Sales, entretanto, acrescenta que há um jogo de forças entre os estímulos à expansão do setor de serviços e a piora do quadro internacional. "A crise mexe com as expectativas tanto de empresários quanto de consumidores. Se houver uma deterioração muito acentuada do cenário externo, os investimentos poderão ser impactados e, consequentemente, o mercado de trabalho sofrerá. O que vai determinar a expansão do setor de serviços é a manutenção do poder de compra da população", afirma.
Em 2012, o salário mínimo será reajustado em cerca de 14%, influenciando não só a remuneração dos trabalhadores que recebem o piso, mas também daqueles que se encontram em uma faixa ligeiramente acima, segundo avaliação do presidente da CNS, Luigi Nese. "Nas convenções coletivas, provavelmente será possível ver esse movimento. Grande parte dos recursos extras deverá ser gasta com serviços", diz.
Além disso, César Fischer, do Santander, acrescenta que apenas a predisposição do governo em incentivar a economia já é suficiente para manter o otimismo de empresários e consumidores em patamar elevado, contribuindo para a realização de negócios.
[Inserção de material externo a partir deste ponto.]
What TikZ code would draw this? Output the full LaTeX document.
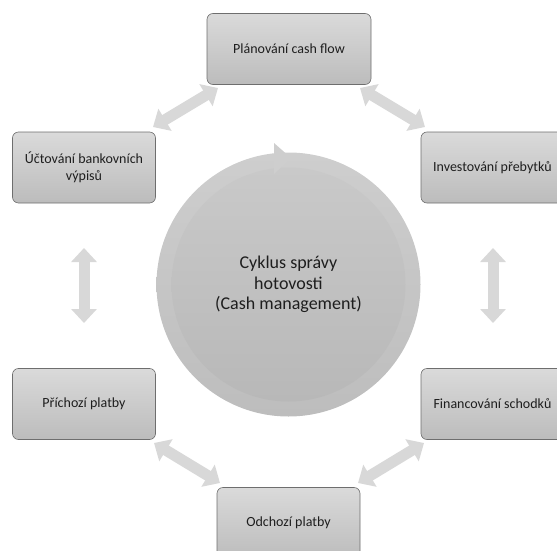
\documentclass[tikz,border=0pt]{standalone}
\usepackage{fontspec}
\setmainfont{Carlito}
\usetikzlibrary{arrows.meta}
\definecolor{boxtop}{HTML}{DADADA}
\definecolor{boxbot}{HTML}{BCBCBC}
\definecolor{boxline}{HTML}{6E6E6E}
\definecolor{arr}{HTML}{D8D8D8}
\definecolor{txt}{HTML}{1E1E1E}
\definecolor{ringtop}{HTML}{CECECE}
\definecolor{ringbot}{HTML}{BDBDBD}
\definecolor{coretop}{HTML}{C9C9C9}
\definecolor{corebot}{HTML}{B8B8B8}
\begin{document}
\begin{tikzpicture}[x=1pt,y=-1pt,
  box/.style={draw=boxline, line width=0.6pt, rounded corners=6pt,
    top color=boxtop, bottom color=boxbot, minimum width=143pt,
    minimum height=71pt, align=center, text=txt, inner sep=0pt,
    font=\fontsize{14}{17}\selectfont},
  link/.style={draw=arr, line width=11pt,
    {Triangle[width=25pt,length=14pt]}-{Triangle[width=25pt,length=14pt]}},
  ring/.style={circle, inner sep=0pt, top color=ringtop, bottom color=ringbot},
  core/.style={circle, inner sep=0pt, top color=coretop, bottom color=corebot,
    align=center, text=txt, font=\fontsize{18}{20.5}\selectfont}]
\useasboundingbox (0,0) rectangle (557,551);
\clip (0,0) rectangle (557,551);
% central cycle
\node[ring, minimum size=264pt] (cyc) at (288.5,284.5) {};
\node[core, minimum size=234pt] (core) at (cyc) {Cyklus správy\\hotovosti\\(Cash management)};
\coordinate (t1) at (274,143);
\coordinate (t2) at (291,158);
\coordinate (t3) at (274,174);
\fill[ringtop] (t1) -- (t2) -- (t3) -- cycle;
% boxes
\node[box, minimum width=164pt] (plan) at (289,49) {Plánování cash flow};
\node[box] (inv) at (492.5,167.5) {Investování přebytků};
\node[box] (fin) at (492.5,404) {Financování schodků};
\node[box] (odch) at (288.5,523) {Odchozí platby};
\node[box] (prich) at (84,404) {Příchozí platby};
\node[box] (uct) at (84,167.5) {Účtování bankovních\\výpisů};
% connectors
\coordinate (a1) at (153,127); \coordinate (a2) at (218,88);
\coordinate (b1) at (360,88);  \coordinate (b2) at (425,127);
\coordinate (c1) at (493,248); \coordinate (c2) at (493,323);
\coordinate (d1) at (424,443); \coordinate (d2) at (358,483);
\coordinate (e1) at (220,483); \coordinate (e2) at (154,443);
\coordinate (f1) at (84,323);  \coordinate (f2) at (84,248);
\draw[link] (a1) -- (a2);
\draw[link] (b1) -- (b2);
\draw[link] (c1) -- (c2);
\draw[link] (d1) -- (d2);
\draw[link] (e1) -- (e2);
\draw[link] (f1) -- (f2);
\end{tikzpicture}
\end{document}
Nesse cenário, Pedro Gonçalves, do Sebrae, considera o papel da Copa e da Olimpíada coadjuvante. "É certo que estabelecimentos como lanchonetes e estacionamentos surgirão nos arredores dos estádios, mas essas oportunidades serão apenas adicionais."
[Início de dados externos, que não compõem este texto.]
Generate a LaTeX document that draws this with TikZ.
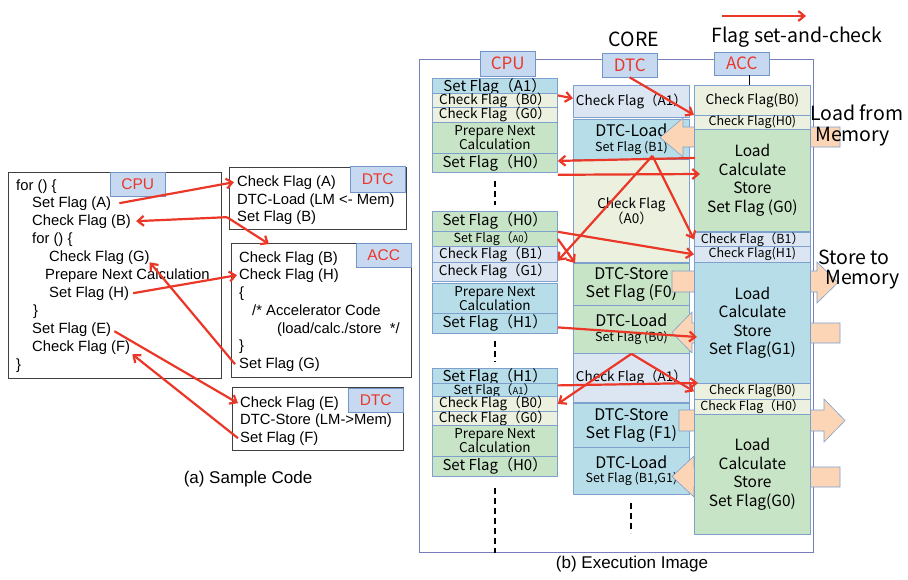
\documentclass[tikz,border=0pt]{standalone}
\usepackage{fontspec}
\setmainfont{Liberation Sans}
\newfontfamily\jfont{Noto Sans CJK JP}
\usetikzlibrary{arrows.meta, positioning, calc}
\definecolor{flagred}{RGB}{235,55,40}
\definecolor{tagfill}{RGB}{198,217,241}
\definecolor{tagline}{RGB}{115,150,200}
\definecolor{cellline}{RGB}{125,160,205}
\definecolor{tealfill}{RGB}{183,222,232}
\definecolor{greenfill}{RGB}{200,228,198}
\definecolor{beigefill}{RGB}{235,241,222}
\definecolor{bluefill}{RGB}{220,230,242}
\definecolor{memfill}{RGB}{251,213,181}
\definecolor{framepurple}{RGB}{120,125,190}
\newcommand{\bigf}{\jfont\fontsize{15}{16}\selectfont}
\newcommand{\midf}{\jfont\fontsize{13.5}{15}\selectfont}
\newcommand{\smlf}{\jfont\fontsize{12.5}{14}\selectfont}
\newcommand{\dtcf}{\jfont\fontsize{16}{17.5}\selectfont}
\newcommand{\calcf}{\jfont\fontsize{15.5}{18.5}\selectfont}
\newcommand{\headf}{\jfont\fontsize{19.5}{23}\selectfont}

\begin{document}
\begin{tikzpicture}[x=1pt, y=-1pt,
  code/.style={anchor=base west, inner sep=0pt, font=\fontsize{14.8}{17}\selectfont},
  codebox/.style={draw=black!75, line width=0.8pt, anchor=north west, inner sep=0pt},
  tag/.style={draw=tagline, fill=tagfill, text=flagred, anchor=north west, inner sep=0pt, minimum width=55pt},
  cell/.style={draw=cellline, line width=0.8pt, anchor=north west, inner sep=0pt, align=center, minimum width=116pt},
  cpucell/.style={cell, minimum width=125pt},
  flag/.style={draw=flagred, line width=2.2pt, -{Straight Barb[length=6pt,width=10pt]}},
  mem/.style={draw=cellline, fill=memfill, line width=0.6pt},
  dotline/.style={line width=2pt, dash pattern=on 6pt off 4pt}
]
\useasboundingbox (0,0) rectangle (908,579);

% (a) sample code
\node[codebox, minimum width=213pt, minimum height=206pt] (cpucode) at (8,172) {};
\node[tag, minimum height=24pt, font=\fontsize{15.5}{17}\selectfont] (tagcpu) at (110,172) {CPU};
\node[code] (for1) at (16,190) {for () \{};
\node[code] (setA) at (32,207) {Set Flag (A)};
\node[code] (chkB) at (32,225) {Check Flag (B)};
\node[code] (for2) at (32,243) {for () \{};
\node[code] (chkG) at (49,261) {Check Flag (G)};
\node[code] (prep) at (45,279) {Prepare Next Calculation};
\node[code] (setH) at (49,297) {Set Flag (H)};
\node[code] (end2) at (33,315) {\}};
\node[code] (setE) at (32,333) {Set Flag (E)};
\node[code] (chkF) at (32,351) {Check Flag (F)};
\node[code] (end1) at (16,369) {\}};

\node[codebox, minimum width=177pt, minimum height=62pt] (dtccode) at (229,167) {};
\node[tag, minimum height=26pt, font=\fontsize{15.5}{17}\selectfont] (tagdtc) at (350,166) {DTC};
\node[code] (chkAd) at (237,186) {Check Flag (A)};
\node[code] (loadd) at (237,204) {DTC-Load (LM <- Mem)};
\node[code] (setBd) at (237,221) {Set Flag (B)};

\node[codebox, minimum width=180pt, minimum height=134pt] (acccode) at (231,243) {};
\node[tag, minimum height=24pt, font=\fontsize{15.5}{17}\selectfont] (tagacc) at (356,243) {ACC};
\node[code] (chkBa) at (239,262) {Check Flag (B)};
\node[code] (chkHa) at (239,279) {Check Flag (H)};
\node[code] (opena) at (239,297) {\{};
\node[code] (acc1) at (252,315) {/* Accelerator Code};
\node[code] (acc2) at (277,333) {(load/calc./store\ \ */};
\node[code] (closea) at (239,350) {\}};
\node[code] (setGa) at (239,368) {Set Flag (G)};

\node[codebox, minimum width=171pt, minimum height=63pt] (storecode) at (232,387) {};
\node[tag, minimum height=24pt, font=\fontsize{15.5}{17}\selectfont] (tagdtc2) at (348,388) {DTC};
\node[code] (chkEd) at (240,407) {Check Flag (E)};
\node[code] (stored) at (240,424) {DTC-Store (LM->Mem)};
\node[code] (setFd) at (240,442) {Set Flag (F)};

\node[font=\fontsize{17}{19}\selectfont] (capa) at (248,479) {(a) Sample Code};

\draw[flag] ([xshift=8pt]setA.east) -- ([xshift=-3pt]chkAd.west);
\coordinate (fromB) at ([xshift=-10pt]setBd.west);
\draw[flag] (fromB) -- ([xshift=5pt]chkB.east);
\draw[flag] (fromB) -- ([xshift=30pt,yshift=7pt]chkBa.north west);
\draw[flag] ([xshift=4pt]setH.east) -- ([xshift=-2pt]chkHa.west);
\draw[flag] ([xshift=-4pt]setGa.west) -- ([yshift=2pt]chkG.south east);
\draw[flag] ([xshift=3pt,yshift=-2pt]setE.east) -- ([xshift=-2pt]chkEd.west);
\draw[flag] ([xshift=-2pt]setFd.west) -- ([xshift=2pt]chkF.south east);

% (b) execution image
\node[draw=framepurple, line width=0.9pt, anchor=north west, inner sep=0pt, minimum width=394pt, minimum height=493pt] (frame) at (419,59) {};
\node[font=\headf] (core) at (634,39) {CORE};
\node[font=\headf] (legend) at (797,37) {Flag set-and-check};
\coordinate (legA) at (722,16);
\coordinate (legB) at (806,16);
\draw[flag] (legA) -- (legB);

\node[tag, minimum height=25pt, font=\jfont\fontsize{17}{19}\selectfont] (tagC) at (480,51) {CPU};
\node[tag, minimum height=24pt, font=\jfont\fontsize{17}{19}\selectfont] (tagD) at (602,53) {DTC};
\node[tag, minimum height=23pt, font=\jfont\fontsize{17}{19}\selectfont] (tagA) at (714,52) {ACC};

% CPU column
\node[cpucell, fill=tealfill, minimum height=15pt, font=\bigf] (cA1a) at (432,78) {Set Flag（A1）};
\node[cpucell, fill=beigefill, minimum height=14pt, font=\midf] (cB0a) at (432,93) {Check Flag（B0）};
\node[cpucell, fill=beigefill, minimum height=15pt, font=\midf] (cG0a) at (432,107) {Check Flag（G0）};
\node[cpucell, fill=greenfill, minimum height=31pt, font=\midf] (cPrep0) at (432,122) {Prepare Next\\[-1pt]Calculation};
\node[cpucell, fill=greenfill, minimum height=19pt, font=\bigf] (cH0a) at (432,153) {Set Flag（H0）};

\node[cpucell, fill=greenfill, minimum height=20pt, font=\bigf] (cH0b) at (432,211) {Set Flag（H0）};
\node[cpucell, fill=greenfill, minimum height=15pt, font=\smlf] (cA0) at (432,231) {Set Flag（{\fontsize{9.5}{10}\selectfont A0}）};
\node[cpucell, fill=bluefill, minimum height=16pt, font=\midf] (cB1a) at (432,246) {Check Flag（B1）};
\node[cpucell, fill=bluefill, minimum height=19pt, font=\midf] (cG1) at (432,262) {Check Flag（G1）};
\node[cpucell, fill=tealfill, minimum height=30pt, font=\midf] (cPrep1) at (432,283) {Prepare Next\\[-1pt]Calculation};
\node[cpucell, fill=tealfill, minimum height=20pt, font=\bigf] (cH1a) at (432,313) {Set Flag（H1）};

\node[cpucell, fill=tealfill, minimum height=15pt, font=\bigf] (cH1b) at (432,368) {Set Flag（H1）};
\node[cpucell, fill=tealfill, minimum height=13pt, font=\smlf] (cA1b) at (432,383) {Set Flag（{\fontsize{9.5}{10}\selectfont A1}）};
\node[cpucell, fill=beigefill, minimum height=15pt, font=\midf] (cB0b) at (432,396) {Check Flag（B0）};
\node[cpucell, fill=beigefill, minimum height=14pt, font=\midf] (cG0b) at (432,411) {Check Flag（G0）};
\node[cpucell, fill=greenfill, minimum height=31pt, font=\midf] (cPrep2) at (432,425) {Prepare Next\\[-1pt]Calculation};
\node[cpucell, fill=greenfill, minimum height=20pt, font=\bigf] (cH0c) at (432,456) {Set Flag（H0）};

\draw[dotline] ([yshift=-8pt]cH0a.south) -- ([yshift=6pt]cH0b.north);
\draw[dotline] ([yshift=-7pt]cH1a.south) -- ([yshift=6pt]cH1b.north);
\draw[dotline] ([yshift=-11pt]cH0c.south) -- (cH0c.south |- frame.south);

% DTC column
\node[cell, fill=bluefill, minimum height=32pt, font=\midf] (dA1a) at (573,85) {Check Flag（A1）};
\node[cell, fill=tealfill, minimum height=40pt, font=\dtcf] (dLoad0) at (573,119) {DTC-Load\\[-3pt]{\smlf Set Flag (B1)}};
\node[cell, fill=beigefill, minimum height=103pt, font=\midf] (dA0) at (573,159) {Check Flag\\（A0）};
\node[cell, fill=greenfill, minimum height=42pt, font=\dtcf] (dStore0) at (573,263) {DTC-Store\\Set Flag (F0)};
\node[cell, fill=greenfill, minimum height=48pt, font=\dtcf] (dLoad1) at (573,305) {DTC-Load\\[-3pt]{\smlf Set Flag (B0)}};
\node[cell, fill=bluefill, minimum height=49pt, font=\midf] (dA1b) at (573,353) {Check Flag（A1）};
\node[cell, fill=tealfill, minimum height=44pt, font=\dtcf] (dStore1) at (573,403) {DTC-Store\\Set Flag (F1)};
\node[cell, fill=tealfill, minimum height=47pt, font=\dtcf] (dLoad2) at (573,447) {DTC-Load\\[-3pt]{\smlf Set Flag (B1,G1)}};
\draw[dotline] ([yshift=-8pt]dLoad2.south) -- ([yshift=-38pt]dLoad2.south);

% memory transfers
\draw[mem] (840,127) -- (683,127) -- (683,118) -- (660,137.5) -- (683,157) -- (683,147) -- (840,147) -- cycle;
\draw[mem] (672,271) -- (817,271) -- (817,262) -- (838,282.5) -- (817,303) -- (817,292) -- (672,292) -- cycle;
\draw[mem] (840,323) -- (692,323) -- (692,312) -- (672,332.5) -- (692,353) -- (692,343) -- (840,343) -- cycle;
\draw[mem] (679,410) -- (824,410) -- (824,399) -- (845,420.5) -- (824,442) -- (824,431) -- (679,431) -- cycle;
\draw[mem] (840,467) -- (694,467) -- (694,456) -- (672,476.5) -- (694,497) -- (694,487) -- (840,487) -- cycle;

% ACC column
\node[cell, fill=beigefill, minimum height=30pt, font=\midf] (aB0a) at (694,85) {Check Flag(B0)};
\node[cell, fill=beigefill, minimum height=14pt, font=\smlf] (aH0a) at (694,115) {Check Flag(H0)};
\node[cell, fill=greenfill, minimum height=102pt, font=\calcf] (aCalc0) at (694,129) {Load\\Calculate\\Store\\Set Flag (G0)};
\node[cell, fill=bluefill, minimum height=14pt, font=\smlf] (aB1) at (694,232) {Check Flag（B1）};
\node[cell, fill=bluefill, minimum height=16pt, font=\smlf] (aH1) at (694,246) {Check Flag(H1)};
\node[cell, fill=tealfill, minimum height=121pt, font=\calcf] (aCalc1) at (694,262) {Load\\Calculate\\Store\\Set Flag(G1)};
\node[cell, fill=beigefill, minimum height=16pt, font=\smlf] (aB0b) at (694,383) {Check Flag(B0)};
\node[cell, fill=beigefill, minimum height=15pt, font=\smlf] (aH0b) at (694,399) {Check Flag（H0）};
\node[cell, fill=greenfill, minimum height=120pt, font=\calcf] (aCalc2) at (694,414) {Load\\Calculate\\Store\\Set Flag(G0)};
\draw[line width=1.2pt] ([xshift=8pt]tagA.south) -- ([xshift=8pt]tagA.south |- aB0a.north);

\node[font=\headf, anchor=west, inner sep=0pt] (lfm1) at (810,113) {Load from};
\node[font=\headf, anchor=west, inner sep=0pt] (lfm2) at (815,137) {Memory};
\node[font=\headf, anchor=west, inner sep=0pt] (stm1) at (818,257) {Store to};
\node[font=\headf, anchor=west, inner sep=0pt] (stm2) at (825,280) {Memory};

% flag set-and-check
\draw[flag] (tagD.south) -- (aH0a.north west);
\draw[flag] (cA1a.south east) -- ([yshift=3pt]dA1a.west);
\draw[flag] ([xshift=1pt,yshift=-29pt]aCalc0.north west) -- ([yshift=2pt]cH0a.east);
\draw[flag] ([yshift=-2pt]cH0a.south east) -- ([xshift=6pt,yshift=-45pt]aCalc0.north west);
\coordinate (fB1) at ([xshift=21pt,yshift=4pt]dLoad0.south);
\draw[flag] (fB1) -- ([yshift=2pt]cB1a.south east);
\draw[flag] (fB1) -- (aB1.west);
\draw[flag] (cH0b.south east) -- (aH1.west);
\draw[flag] (cA0.east) -- ([xshift=2pt]dStore0.north west);
\draw[flag] ([yshift=-4pt]cH1a.east) -- ([xshift=3pt,yshift=-75pt]aCalc1.north west);
\draw[flag] (dLoad1.south) -- (cB0b.east);
\draw[flag] (dLoad1.south) -- (aB0b.west);
\draw[flag] (cH1b.south east) -- ([xshift=4pt]aB0b.north west);

\node[font=\fontsize{17}{19}\selectfont] (capb) at (632,564) {(b) Execution Image};
\end{tikzpicture}
\end{document}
Alimentando o conjunto das variáveis que devem interferir no desenvolvimento do setor de serviços no Brasil está a ampliação em 50% das faixas de enquadramento do Simples Nacional, aprovada em novembro. O teto de faturamento passou de R$ 240 mil a R$ 360 mil para microempresa e de R$ 2,4 milhões para R$ 3,6 milhões no caso de pequenas empresas. "Muitas vezes, as empresas evitavam crescer para não sair do Simples. Agora há uma folga maior, o que deve contribuir positivamente para o crescimento do setor", pontua Thiago de Carvalho, gerente de Planejamento para Pequenas e Médias Empresas do Santander. Pelos cálculos da CNS, cerca de 85% das empresas de serviços no Brasil faturam até R$ 3,6 milhões ao ano.